When Glacier National Park was established in 1910, it contained approximately 150 glaciers. Today, 26 remain, and they're shrinking. Grinnell Glacier, once a dramatic ice mass visible from Going-to-the-Sun Road, has lost over 75% of its area since the 1850s. Climate models suggest the park could be glacier-free by 2030 or 2050, depending on emissions. The irony is bitter: the ice that gives the park its name is melting because of the carbon emissions of the visitors who come to see it. Yet the landscape remains spectacular - the carved valleys, the alpine lakes, the mountain goats on impossible ledges. The glaciers shaped this place. Their absence will change what it means.

The Glaciers

The park's glaciers are relics of the Little Ice Age, which ended around 1850. Since then, they've retreated continuously, with acceleration in recent decades. Grinnell Glacier, the most accessible and most studied, covered 710 acres in 1850; it now covers roughly 150 acres, split into multiple fragments. Jackson Glacier, visible from the road, has retreated dramatically. Sperry Glacier persists in the shadows. The USGS maintains monitoring stations tracking the loss; the data is unambiguous. The glaciers are dying.
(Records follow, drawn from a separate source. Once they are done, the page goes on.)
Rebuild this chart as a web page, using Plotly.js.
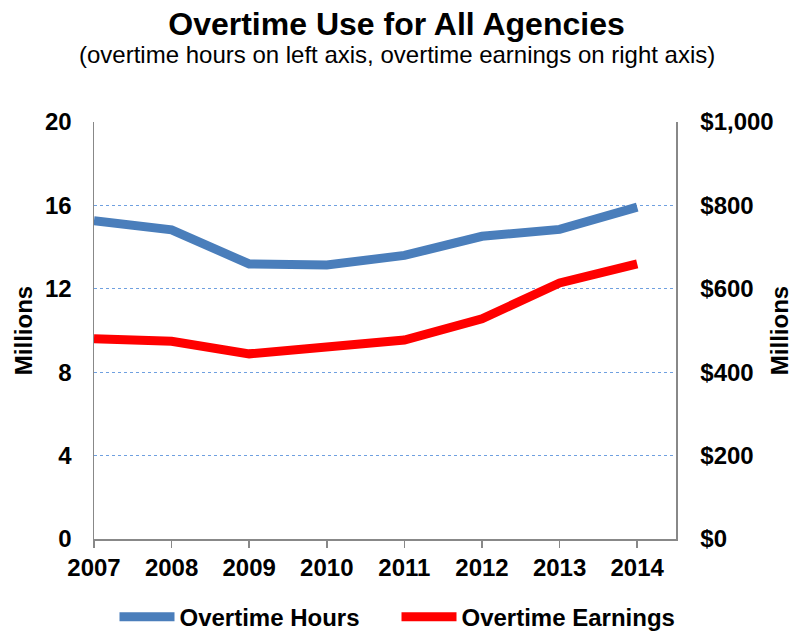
<!DOCTYPE html>
<html>
<head>
<meta charset="utf-8">
<script src="https://cdn.plot.ly/plotly-3.0.1.min.js"></script>
<style>html,body{margin:0;padding:0;background:#fff;}#chart{width:793px;height:631px;}</style>
</head>
<body>
<div id="chart"></div>
<script>
// Data
const years = ["2007", "2008", "2009", "2010", "2011", "2012", "2013", "2014"];
const overtimeHours = [15.27, 14.83, 13.19, 13.14, 13.6, 14.52, 14.85, 15.92];   // millions of hours (left axis)
const overtimeEarnings = [480, 474, 444, 458, 477, 528, 614, 660];              // $ millions (right axis)
const leftTicks = [0, 4, 8, 12, 16, 20];
const rightTicks = [0, 200, 400, 600, 800, 1000];
const rightTickText = ["$0", "$200", "$400", "$600", "$800", "$1,000"];

const FONT = "Liberation Sans, Arial, Helvetica, sans-serif";
const xIdx = years.map((_, i) => i);

const traces = [
  {
    x: xIdx, y: overtimeHours, name: "Overtime Hours", type: "scatter", mode: "lines",
    line: {color: "#4A7EBB", width: 9}, yaxis: "y"
  },
  {
    x: xIdx, y: overtimeEarnings, name: "Overtime Earnings", type: "scatter", mode: "lines",
    line: {color: "#FF0000", width: 9}, yaxis: "y2"
  }
];

const layout = {
  width: 793, height: 631,
  margin: {l: 94, r: 117, t: 122, b: 92},
  paper_bgcolor: "#ffffff", plot_bgcolor: "#ffffff",
  font: {family: FONT, color: "#000"},
  title: {
    text: "<b>Overtime Use for All Agencies</b>",
    font: {size: 32, family: FONT, color: "#000"},
    x: 0.5, xanchor: "center", xref: "container",
    y: 0.963, yanchor: "middle", yref: "container"
  },
  annotations: [{
    text: "(overtime hours on left axis, overtime earnings on right axis)",
    xref: "paper", yref: "paper", x: 0.52, y: 1.161, xanchor: "center", yanchor: "middle",
    showarrow: false, font: {size: 24, family: FONT, color: "#000"}
  }],
  showlegend: true,
  legend: {
    orientation: "h", x: 0.5, xanchor: "center", xref: "container",
    y: 0.022, yanchor: "middle", yref: "container",
    font: {size: 24, family: FONT, color: "#000", weight: "bold"},
    itemwidth: 55, entrywidth: 212, entrywidthmode: "pixels", traceorder: "normal",
    tracegroupgap: 0
  },
  xaxis: {
    range: [0, 7.5], tickmode: "array", tickvals: xIdx, ticktext: years,
    showgrid: false, zeroline: false,
    showline: true, linecolor: "#888888", linewidth: 1.5,
    ticks: "outside", ticklen: 7, tickcolor: "#888888", tickwidth: 1.5,
    tickfont: {size: 24, family: FONT, color: "#000", weight: "bold"},
    fixedrange: true
  },
  yaxis: {
    range: [0, 20], tickmode: "array", tickvals: leftTicks,
    showgrid: true, gridcolor: "#6FA0E0", gridwidth: 1, griddash: "dot",
    zeroline: false, showline: true, linecolor: "#888888", linewidth: 1.5,
    ticks: "", ticklabelstandoff: 16,
    tickfont: {size: 24, family: FONT, color: "#000", weight: "bold"},
    title: {text: "Millions", font: {size: 24, family: FONT, color: "#000", weight: "bold"}, standoff: 5}
  },
  yaxis2: {
    range: [0, 1000], tickmode: "array", tickvals: rightTicks, ticktext: rightTickText,
    overlaying: "y", side: "right", anchor: "x",
    showgrid: false, zeroline: false, showline: true, linecolor: "#888888", linewidth: 1.5,
    ticks: "", ticklabelstandoff: 18,
    tickfont: {size: 24, family: FONT, color: "#000", weight: "bold"},
    title: {text: "Millions", font: {size: 24, family: FONT, color: "#000", weight: "bold"}, standoff: 14}
  }
};

Plotly.newPlot("chart", traces, layout, {displayModeBar: false, staticPlot: true});
</script>
</body>
</html>
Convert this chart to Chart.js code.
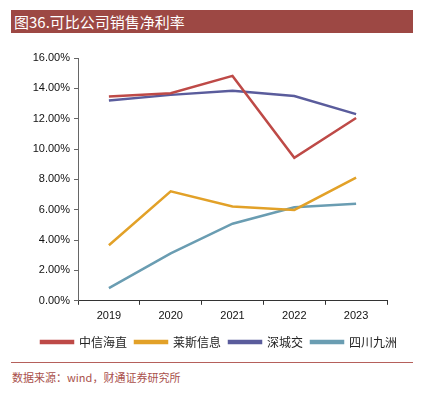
<!DOCTYPE html>
<html>
<head>
<meta charset="utf-8">
<script src="https://cdn.jsdelivr.net/npm/chart.js@4/dist/chart.umd.min.js"></script>
<style>
  body { margin: 0; background: #fff; width: 422px; height: 398px; position: relative; overflow: hidden; }
  #title { position: absolute; left: 11px; top: 10px; width: 402px; height: 23px; background: #9d4844;
           color: #fff; font-family: "Noto Sans CJK SC", serif; font-size: 15px; line-height: 23px; padding-left: 3px; box-sizing: border-box; }
  #box { position: absolute; left: 0; top: 36px; width: 422px; height: 322px; }
  #rule { position: absolute; left: 11px; top: 362px; width: 402px; height: 1px; background: #b5605b; }
  #src { position: absolute; left: 12px; top: 369px; font-family: "Noto Sans CJK SC", serif; font-size: 11px; color: #a9504b; }
</style>
</head>
<body>
<div id="title">图36.可比公司销售净利率</div>
<div id="box"><canvas id="c"></canvas></div>
<div id="rule"></div>
<div id="src">数据来源：wind，财通证券研究所</div>
<script>
const years = ['2019', '2020', '2021', '2022', '2023'];
const zhongxin = [13.46, 13.68, 14.82, 9.43, 12.05];
const laisi = [3.66, 7.21, 6.21, 5.99, 8.12];
const shenchengjiao = [13.2, 13.57, 13.84, 13.5, 12.3];
const sichuan = [0.83, 3.12, 5.08, 6.17, 6.39];

function line(label, data, color) {
    return { label: label, data: data, borderColor: color, backgroundColor: color,
             borderWidth: 2.5, pointRadius: 0, tension: 0, fill: false };
}

new Chart(document.getElementById('c'), {
    type: 'line',
    data: {
        labels: years,
        datasets: [
            line('中信海直', zhongxin, '#be4a47'),
            line('莱斯信息', laisi, '#e2a128'),
            line('深城交', shenchengjiao, '#5a5c9c'),
            line('四川九洲', sichuan, '#6a9db2')
        ]
    },
    options: {
        responsive: true,
        maintainAspectRatio: false,
        animation: false,
        layout: { padding: { left: 16, right: 0, top: 22, bottom: 0 } },
        plugins: {
            tooltip: { enabled: false },
            legend: {
                position: 'bottom',
                labels: {
                    boxWidth: 32, boxHeight: 2, padding: 8,
                    color: '#222',
                    font: { family: '"Noto Sans CJK SC"', size: 12 }
                }
            }
        },
        scales: {
            x: {
                offset: true,
                grid: { offset: true, drawOnChartArea: false, drawTicks: true, tickLength: 4, color: '#333' },
                border: { color: '#333', width: 1 },
                ticks: { color: '#111', font: { family: '"Liberation Sans"', size: 11 }, padding: 5 }
            },
            y: {
                min: 0, max: 16,
                afterFit: s => { s.width = 62; },
                grid: { drawOnChartArea: false, drawTicks: true, tickLength: 4, color: '#666' },
                border: { color: '#666', width: 1 },
                ticks: { stepSize: 2, color: '#111', font: { family: '"Liberation Sans"', size: 11 }, padding: 4,
                         callback: v => v.toFixed(2) + '%' }
            },
            spacer: {
                position: 'right',
                min: 0, max: 16,
                afterFit: s => { s.width = 35; },
                grid: { display: false },
                border: { display: false },
                ticks: { display: false }
            }
        }
    }
});
</script>
</body>
</html>
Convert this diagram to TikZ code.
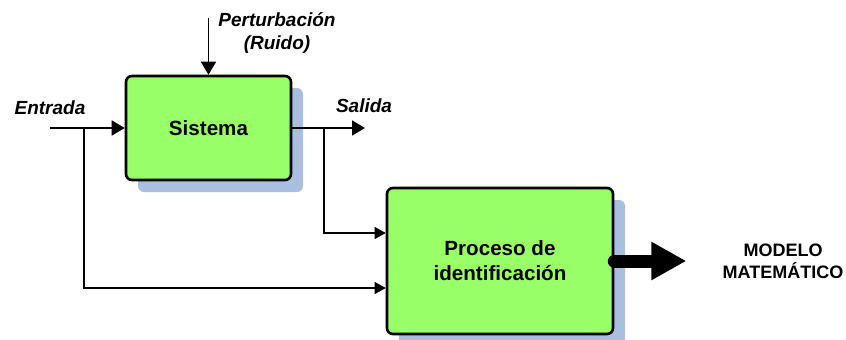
\documentclass[tikz,border=0pt]{standalone}
\usepackage{fontspec}
\setmainfont{Liberation Sans}
\usetikzlibrary{shadows,arrows.meta,calc}
\definecolor{verdecaja}{HTML}{99FF66}
\definecolor{sombraazul}{HTML}{A8BFE0}

\begin{document}
\begin{tikzpicture}[x=0.5pt,y=-0.5pt,
    caja/.style={draw,line width=1.3pt,fill=verdecaja,rounded corners=3pt,align=center,
        font=\fontsize{10.3}{12.5}\selectfont\bfseries,
        drop shadow={shadow xshift=6pt,shadow yshift=-6pt,fill=sombraazul,opacity=1}},
    etiqueta/.style={align=center,font=\fontsize{9.5}{11.5}\selectfont\bfseries\itshape},
    flecha/.style={line width=0.9pt,-{Triangle[length=6.5pt,width=7.5pt]}},
    rama/.style={line width=0.6pt,-{Triangle[length=5.5pt,width=6pt]}}]
    \useasboundingbox (0,0) rectangle (846,339); % 画布大小
    \node[caja,minimum width=82.5pt,minimum height=52pt] (sist) at (208.5,128) {Sistema}; % 系统方框
    \node[caja,minimum width=113pt,minimum height=73pt] (proc) at (500,261) {Proceso de\\identificación}; % 辨识方框
    \coordinate (ent) at (50,128); % 输入起点
    \coordinate (sal) at (365,128); % 输出终点
    \coordinate (pert) at (208.5,18); % 扰动起点
    \coordinate (nudoE) at (84,128); % 输入分支点
    \coordinate (nudoS) at (324,128); % 输出分支点
    \node[etiqueta] (tEnt) at (50,108) {Entrada}; % 标注输入
    \node[etiqueta] (tSal) at (364,106) {Salida}; % 标注输出
    \node[etiqueta] (tPert) at (277,33) {Perturbación\\(Ruido)}; % 标注扰动
    \node[align=center,font=\fontsize{9}{11}\selectfont\bfseries] (modelo) at (783,261) {MODELO\\MATEMÁTICO}; % 标注模型
    \draw[flecha] (ent) -- (sist); % 输入箭头
    \draw[flecha] (pert) -- (sist.north); % 扰动箭头
    \draw[flecha] (sist.east) -- (sal); % 输出箭头
    \draw[rama] (nudoS) |- ($(proc.west)+(0,-28)$); % 输出到辨识
    \draw[rama] (nudoE) |- ($(proc.west)+(0,27)$); % 输入到辨识
    \draw[line width=6.5pt,line cap=round,-{Triangle[length=17.5pt,width=18pt]}] (proc.east) -- ($(proc.east)+(72,0)$); % 粗箭头
\end{tikzpicture}
\end{document}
Some visitors come specifically to see them while they last, creating traffic jams on roads that weren't built for such crowds.

The Road

Going-to-the-Sun Road is an engineering marvel that crosses the park, climbing 3,000 feet to Logan Pass at the Continental Divide. Built between 1921 and 1932, the road traverses cliff faces, tunnels through rock, and provides access to alpine terrain that would otherwise require serious hiking. The narrow road cannot accommodate modern RVs and large vehicles; restrictions apply. Snow closes it from October through June most years. In summer, the road is crowded, the parking lots full, the experience shaped by the infrastructure built for 1930s traffic volumes. Yet the views remain: the Garden Wall, Heaven's Peak, the turquoise waters of Saint Mary Lake.

The Wildlife

Glacier hosts the most intact ecosystem in the lower 48 states. Grizzly bears roam the backcountry; black bears are common throughout. Mountain goats navigate the cliffs. Wolves returned in the 1980s and now maintain stable packs. Wolverines, lynx, and countless smaller species persist in habitats protected since 1910. The wildlife exists because the landscape does - the wildness of steep terrain that resisted development, now formally protected. Hikers carry bear spray and make noise on trails; the encounters remain real. The park offers the experience of genuinely wild land in a country where such land is increasingly rare.

The Hikers

Glacier contains over 700 miles of hiking trails ranging from gentle lakeside strolls to demanding alpine crossings. The Highline Trail traverses the Garden Wall with views that justify any crowd. The Grinnell Glacier Trail ends at the shrinking ice. The Ptarmigan Tunnel punches through a ridge at 7,000 feet. The backcountry is accessed by permit; reservations fill months ahead. The front-country trails are crowded in summer, especially those accessible from Going-to-the-Sun Road. The solution is simple: start early, hike longer trails, accept that everyone else had the same idea. The landscape rewards effort with solitude.

Visiting Glacier National Park

Glacier National Park is located in northwestern Montana, along the Canadian border. The west entrance at Apgar is the most accessible, near Kalispell. The east entrance at Saint Mary provides access to the other side of the park. Going-to-the-Sun Road connects both sides, typically open late June through October; vehicle reservations are required during peak season. Many Glacier, on the park's east side, offers excellent hiking access. Lodging within the park is limited and books far in advance; gateway towns offer more options. The hiking season is short - July through September for most alpine trails. The experience rewards planning: the park is crowded in summer, spectacular always, and changing in ways that make each visit potentially different from the next.

From the Air

Located at 48.76°N, 113.78°W in northwestern Montana, along the Canadian border. From altitude, Glacier National Park appears as a mass of peaks and valleys cut by glaciation - U-shaped valleys, cirque lakes, horn peaks, and arêtes visible in the geology. The remaining glaciers appear as white patches on north-facing slopes, smaller each year. Going-to-the-Sun Road is visible as a thread crossing the park, climbing to Logan Pass. Lake McDonald dominates the west side; Saint Mary Lake fills the east. The Canadian border crosses the peaks to the north, where Waterton Lakes National Park continues the protected area. What appears from altitude as dramatic mountain wilderness is a park racing against time - its namesake glaciers melting, its landscape the record of ice that's disappearing.